As effective as the script and acting was, perhaps the strongest element was the music, composed solely by Liam Hayes. The effect offered a quirky identity to the proceedings that never got in the way. This was a film that more movies should try to be like, not in story or characters, but in the experimentation it takes in its storytelling; fun and a refreshing throughout. The closing/mid-credit scene captures the photo shoot that Swan holds for the cover to his friend’s comedy album which is a jubilant pastiche inspired from the primary themes of the film. The closing shot sees Schwartzman ride a horse along a giant kitchen sink on a beach presented in a forced perspective camera trick, effectively miniaturizing the comedian through practical effects in real-time. The camera then pulls out further as actors break character as well as the fourth wall to introduce themselves to the audience in lieu of scrolling text credits.

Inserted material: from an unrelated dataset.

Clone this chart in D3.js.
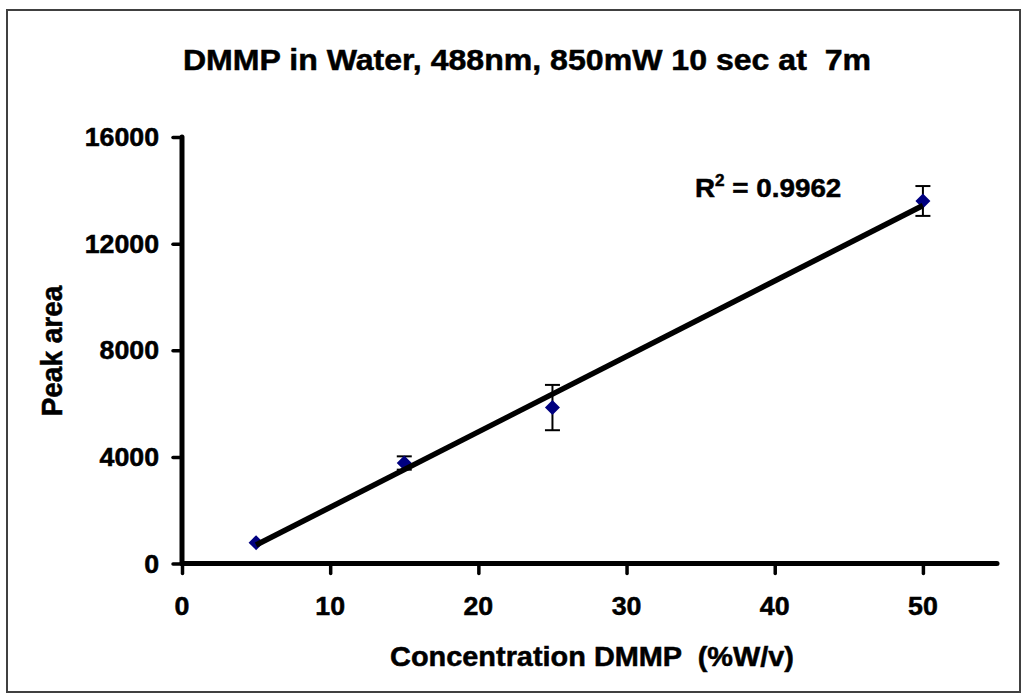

Even composer, Liam Hayes, and director, Roman Coppola, are on hand to close out the wrap-party like atmosphere.
Charles Swan III (Charlie Sheen): “How can you be so sweet to the toothbrushes and such a bitch to me?”
“Why can’t you just trust that I love you?”
“I’ll meet someone and they won’t be you, and I’ll fall in love with her and I’ll have kids and a family and I won’t love you like this anymore. And I’ll miss it and I’ll miss you. I can’t bear to not love you, for it to really be totally over between us. And then much later I’ll see you again and you’ll have grown older and I’ll be older and I won’t even care. You’ll just be a wrinkly old lady with gray hair and I won’t even care anymore. I don’t want to not love you.”
Swan “You know, I had a much different ending for us.
Ivana (Katheryn Winnick): “I’m sure you did.”
Swan: “I would be in a tux, like this. A spotlight would come on and you would enter stage right in a sparkling gown…”
Swan: “The bullets won’t fit. Why won’t the bullets fit? ”
Kirby (Jason Schwartzman): Is the gun too big?”